Write out the entire listing below exactly as it appears, minus any pictures.

Information shown:
● ● ● ●

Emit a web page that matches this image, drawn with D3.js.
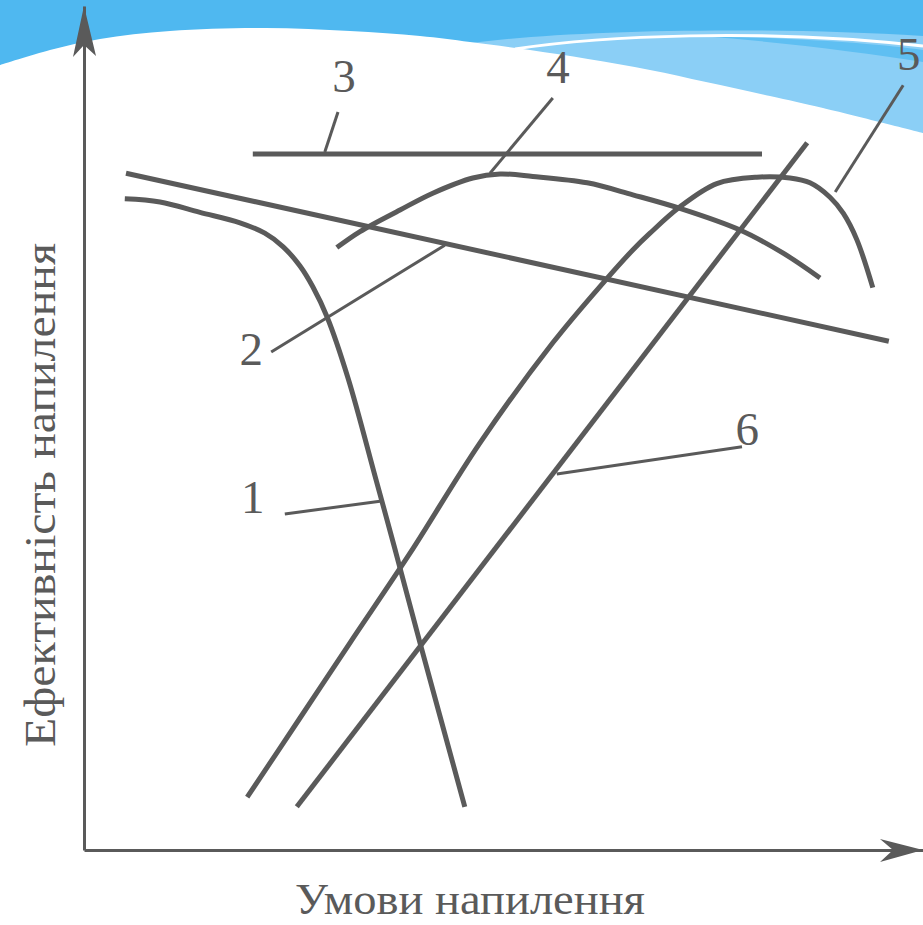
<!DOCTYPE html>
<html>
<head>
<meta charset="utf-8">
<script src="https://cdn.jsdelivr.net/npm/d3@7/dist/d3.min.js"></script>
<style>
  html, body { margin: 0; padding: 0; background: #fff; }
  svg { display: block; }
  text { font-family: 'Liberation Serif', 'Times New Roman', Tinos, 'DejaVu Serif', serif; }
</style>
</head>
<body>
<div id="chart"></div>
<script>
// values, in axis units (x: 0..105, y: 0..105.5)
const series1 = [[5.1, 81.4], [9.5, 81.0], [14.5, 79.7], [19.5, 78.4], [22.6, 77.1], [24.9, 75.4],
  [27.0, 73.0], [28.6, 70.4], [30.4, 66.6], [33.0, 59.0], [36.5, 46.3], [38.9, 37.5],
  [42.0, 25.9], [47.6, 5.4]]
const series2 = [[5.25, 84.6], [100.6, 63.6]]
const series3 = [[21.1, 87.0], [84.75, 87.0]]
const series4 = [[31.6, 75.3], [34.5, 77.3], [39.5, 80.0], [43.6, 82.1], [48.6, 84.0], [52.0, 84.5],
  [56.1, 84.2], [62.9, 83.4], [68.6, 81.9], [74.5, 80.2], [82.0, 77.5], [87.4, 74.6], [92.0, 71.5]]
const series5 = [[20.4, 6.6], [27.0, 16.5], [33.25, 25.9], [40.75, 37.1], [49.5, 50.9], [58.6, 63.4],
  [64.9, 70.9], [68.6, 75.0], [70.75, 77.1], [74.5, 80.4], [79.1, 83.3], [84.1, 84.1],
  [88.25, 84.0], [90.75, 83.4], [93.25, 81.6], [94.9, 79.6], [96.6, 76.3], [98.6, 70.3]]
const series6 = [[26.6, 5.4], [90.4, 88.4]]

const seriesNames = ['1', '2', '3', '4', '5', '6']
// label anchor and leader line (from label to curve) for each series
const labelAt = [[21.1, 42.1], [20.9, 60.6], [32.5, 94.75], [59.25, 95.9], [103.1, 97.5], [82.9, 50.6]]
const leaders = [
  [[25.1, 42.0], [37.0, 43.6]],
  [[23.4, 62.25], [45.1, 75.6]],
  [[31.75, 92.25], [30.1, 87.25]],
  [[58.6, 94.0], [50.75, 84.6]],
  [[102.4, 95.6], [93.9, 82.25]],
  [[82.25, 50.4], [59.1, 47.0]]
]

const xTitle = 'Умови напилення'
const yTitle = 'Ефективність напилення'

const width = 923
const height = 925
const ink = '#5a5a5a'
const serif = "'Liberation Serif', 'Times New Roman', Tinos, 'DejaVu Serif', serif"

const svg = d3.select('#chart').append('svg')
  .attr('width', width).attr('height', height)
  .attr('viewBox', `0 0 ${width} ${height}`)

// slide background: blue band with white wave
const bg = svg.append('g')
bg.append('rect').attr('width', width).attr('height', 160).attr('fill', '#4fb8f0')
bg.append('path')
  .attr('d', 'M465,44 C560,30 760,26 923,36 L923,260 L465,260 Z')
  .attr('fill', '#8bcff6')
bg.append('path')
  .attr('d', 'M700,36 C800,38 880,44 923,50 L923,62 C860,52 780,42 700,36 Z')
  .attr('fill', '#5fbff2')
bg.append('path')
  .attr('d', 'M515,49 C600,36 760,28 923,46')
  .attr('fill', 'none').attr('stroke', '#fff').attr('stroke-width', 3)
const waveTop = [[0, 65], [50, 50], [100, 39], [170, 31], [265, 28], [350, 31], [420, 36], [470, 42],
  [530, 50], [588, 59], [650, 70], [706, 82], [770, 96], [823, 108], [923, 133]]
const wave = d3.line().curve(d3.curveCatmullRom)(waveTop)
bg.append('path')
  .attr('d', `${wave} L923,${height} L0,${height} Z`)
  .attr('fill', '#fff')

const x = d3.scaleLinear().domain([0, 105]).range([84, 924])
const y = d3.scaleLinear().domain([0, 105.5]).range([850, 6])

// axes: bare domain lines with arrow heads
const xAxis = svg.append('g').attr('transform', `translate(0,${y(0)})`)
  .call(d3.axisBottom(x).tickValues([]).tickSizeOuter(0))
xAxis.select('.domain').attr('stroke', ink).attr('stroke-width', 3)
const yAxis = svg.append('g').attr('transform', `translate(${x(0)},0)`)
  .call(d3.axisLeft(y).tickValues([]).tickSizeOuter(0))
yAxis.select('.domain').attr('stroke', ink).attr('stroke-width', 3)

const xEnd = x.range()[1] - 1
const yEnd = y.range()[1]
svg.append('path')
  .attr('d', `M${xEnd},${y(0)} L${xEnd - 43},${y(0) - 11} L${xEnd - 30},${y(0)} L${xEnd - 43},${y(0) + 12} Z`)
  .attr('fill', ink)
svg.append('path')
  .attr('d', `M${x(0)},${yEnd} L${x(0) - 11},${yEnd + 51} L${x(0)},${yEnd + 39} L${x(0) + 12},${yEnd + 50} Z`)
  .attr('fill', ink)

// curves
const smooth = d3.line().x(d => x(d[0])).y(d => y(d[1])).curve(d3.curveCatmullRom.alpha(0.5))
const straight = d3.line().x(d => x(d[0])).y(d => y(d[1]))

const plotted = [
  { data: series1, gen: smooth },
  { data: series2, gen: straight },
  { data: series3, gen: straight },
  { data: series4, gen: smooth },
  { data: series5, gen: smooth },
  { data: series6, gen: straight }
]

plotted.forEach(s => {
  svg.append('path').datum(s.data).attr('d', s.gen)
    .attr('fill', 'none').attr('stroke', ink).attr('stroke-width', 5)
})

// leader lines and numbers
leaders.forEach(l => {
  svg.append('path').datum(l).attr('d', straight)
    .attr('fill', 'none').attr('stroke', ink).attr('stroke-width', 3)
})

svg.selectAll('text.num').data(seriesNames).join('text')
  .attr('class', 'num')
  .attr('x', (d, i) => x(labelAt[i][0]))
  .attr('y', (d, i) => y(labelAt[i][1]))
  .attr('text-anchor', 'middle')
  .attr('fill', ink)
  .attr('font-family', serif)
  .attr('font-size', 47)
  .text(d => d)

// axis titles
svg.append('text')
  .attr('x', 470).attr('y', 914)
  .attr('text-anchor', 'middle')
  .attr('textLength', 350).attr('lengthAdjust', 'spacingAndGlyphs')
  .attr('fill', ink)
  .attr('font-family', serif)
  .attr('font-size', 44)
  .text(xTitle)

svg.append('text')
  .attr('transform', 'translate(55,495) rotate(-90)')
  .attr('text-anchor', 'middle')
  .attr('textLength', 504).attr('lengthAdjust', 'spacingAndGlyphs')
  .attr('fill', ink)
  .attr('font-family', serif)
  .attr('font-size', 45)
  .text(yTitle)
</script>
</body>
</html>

● ● ● ●

Output of the exercise:
Emit a web page that matches this image, drawn with D3.js.
<!DOCTYPE html>
<html>
<head>
<meta charset="utf-8">
<script src="https://cdn.jsdelivr.net/npm/d3@7/dist/d3.min.js"></script>
<style>
  html, body { margin: 0; padding: 0; background: #fff; }
  svg { display: block; }
  text { font-family: 'Liberation Serif', 'Times New Roman', Tinos, 'DejaVu Serif', serif; }
</style>
</head>
<body>
<div id="chart"></div>
<script>
// values, in axis units (x: 0..105, y: 0..105.5)
const series1 = [[5.1, 81.4], [9.5, 81.0], [14.5, 79.7], [19.5, 78.4], [22.6, 77.1], [24.9, 75.4],
  [27.0, 73.0], [28.6, 70.4], [30.4, 66.6], [33.0, 59.0], [36.5, 46.3], [38.9, 37.5],
  [42.0, 25.9], [47.6, 5.4]]
const series2 = [[5.25, 84.6], [100.6, 63.6]]
const series3 = [[21.1, 87.0], [84.75, 87.0]]
const series4 = [[31.6, 75.3], [34.5, 77.3], [39.5, 80.0], [43.6, 82.1], [48.6, 84.0], [52.0, 84.5],
  [56.1, 84.2], [62.9, 83.4], [68.6, 81.9], [74.5, 80.2], [82.0, 77.5], [87.4, 74.6], [92.0, 71.5]]
const series5 = [[20.4, 6.6], [27.0, 16.5], [33.25, 25.9], [40.75, 37.1], [49.5, 50.9], [58.6, 63.4],
  [64.9, 70.9], [68.6, 75.0], [70.75, 77.1], [74.5, 80.4], [79.1, 83.3], [84.1, 84.1],
  [88.25, 84.0], [90.75, 83.4], [93.25, 81.6], [94.9, 79.6], [96.6, 76.3], [98.6, 70.3]]
const series6 = [[26.6, 5.4], [90.4, 88.4]]

const seriesNames = ['1', '2', '3', '4', '5', '6']
// label anchor and leader line (from label to curve) for each series
const labelAt = [[21.1, 42.1], [20.9, 60.6], [32.5, 94.75], [59.25, 95.9], [103.1, 97.5], [82.9, 50.6]]
const leaders = [
  [[25.1, 42.0], [37.0, 43.6]],
  [[23.4, 62.25], [45.1, 75.6]],
  [[31.75, 92.25], [30.1, 87.25]],
  [[58.6, 94.0], [50.75, 84.6]],
  [[102.4, 95.6], [93.9, 82.25]],
  [[82.25, 50.4], [59.1, 47.0]]
]

const xTitle = 'Умови напилення'
const yTitle = 'Ефективність напилення'

const width = 923
const height = 925
const ink = '#5a5a5a'
const serif = "'Liberation Serif', 'Times New Roman', Tinos, 'DejaVu Serif', serif"

const svg = d3.select('#chart').append('svg')
  .attr('width', width).attr('height', height)
  .attr('viewBox', `0 0 ${width} ${height}`)

// slide background: blue band with white wave
const bg = svg.append('g')
bg.append('rect').attr('width', width).attr('height', 160).attr('fill', '#4fb8f0')
bg.append('path')
  .attr('d', 'M465,44 C560,30 760,26 923,36 L923,260 L465,260 Z')
  .attr('fill', '#8bcff6')
bg.append('path')
  .attr('d', 'M700,36 C800,38 880,44 923,50 L923,62 C860,52 780,42 700,36 Z')
  .attr('fill', '#5fbff2')
bg.append('path')
  .attr('d', 'M515,49 C600,36 760,28 923,46')
  .attr('fill', 'none').attr('stroke', '#fff').attr('stroke-width', 3)
const waveTop = [[0, 65], [50, 50], [100, 39], [170, 31], [265, 28], [350, 31], [420, 36], [470, 42],
  [530, 50], [588, 59], [650, 70], [706, 82], [770, 96], [823, 108], [923, 133]]
const wave = d3.line().curve(d3.curveCatmullRom)(waveTop)
bg.append('path')
  .attr('d', `${wave} L923,${height} L0,${height} Z`)
  .attr('fill', '#fff')

const x = d3.scaleLinear().domain([0, 105]).range([84, 924])
const y = d3.scaleLinear().domain([0, 105.5]).range([850, 6])

// axes: bare domain lines with arrow heads
const xAxis = svg.append('g').attr('transform', `translate(0,${y(0)})`)
  .call(d3.axisBottom(x).tickValues([]).tickSizeOuter(0))
xAxis.select('.domain').attr('stroke', ink).attr('stroke-width', 3)
const yAxis = svg.append('g').attr('transform', `translate(${x(0)},0)`)
  .call(d3.axisLeft(y).tickValues([]).tickSizeOuter(0))
yAxis.select('.domain').attr('stroke', ink).attr('stroke-width', 3)

const xEnd = x.range()[1] - 1
const yEnd = y.range()[1]
svg.append('path')
  .attr('d', `M${xEnd},${y(0)} L${xEnd - 43},${y(0) - 11} L${xEnd - 30},${y(0)} L${xEnd - 43},${y(0) + 12} Z`)
  .attr('fill', ink)
svg.append('path')
  .attr('d', `M${x(0)},${yEnd} L${x(0) - 11},${yEnd + 51} L${x(0)},${yEnd + 39} L${x(0) + 12},${yEnd + 50} Z`)
  .attr('fill', ink)

// curves
const smooth = d3.line().x(d => x(d[0])).y(d => y(d[1])).curve(d3.curveCatmullRom.alpha(0.5))
const straight = d3.line().x(d => x(d[0])).y(d => y(d[1]))

const plotted = [
  { data: series1, gen: smooth },
  { data: series2, gen: straight },
  { data: series3, gen: straight },
  { data: series4, gen: smooth },
  { data: series5, gen: smooth },
  { data: series6, gen: straight }
]

plotted.forEach(s => {
  svg.append('path').datum(s.data).attr('d', s.gen)
    .attr('fill', 'none').attr('stroke', ink).attr('stroke-width', 5)
})

// leader lines and numbers
leaders.forEach(l => {
  svg.append('path').datum(l).attr('d', straight)
    .attr('fill', 'none').attr('stroke', ink).attr('stroke-width', 3)
})

svg.selectAll('text.num').data(seriesNames).join('text')
  .attr('class', 'num')
  .attr('x', (d, i) => x(labelAt[i][0]))
  .attr('y', (d, i) => y(labelAt[i][1]))
  .attr('text-anchor', 'middle')
  .attr('fill', ink)
  .attr('font-family', serif)
  .attr('font-size', 47)
  .text(d => d)

// axis titles
svg.append('text')
  .attr('x', 470).attr('y', 914)
  .attr('text-anchor', 'middle')
  .attr('textLength', 350).attr('lengthAdjust', 'spacingAndGlyphs')
  .attr('fill', ink)
  .attr('font-family', serif)
  .attr('font-size', 44)
  .text(xTitle)

svg.append('text')
  .attr('transform', 'translate(55,495) rotate(-90)')
  .attr('text-anchor', 'middle')
  .attr('textLength', 504).attr('lengthAdjust', 'spacingAndGlyphs')
  .attr('fill', ink)
  .attr('font-family', serif)
  .attr('font-size', 45)
  .text(yTitle)
</script>
</body>
</html>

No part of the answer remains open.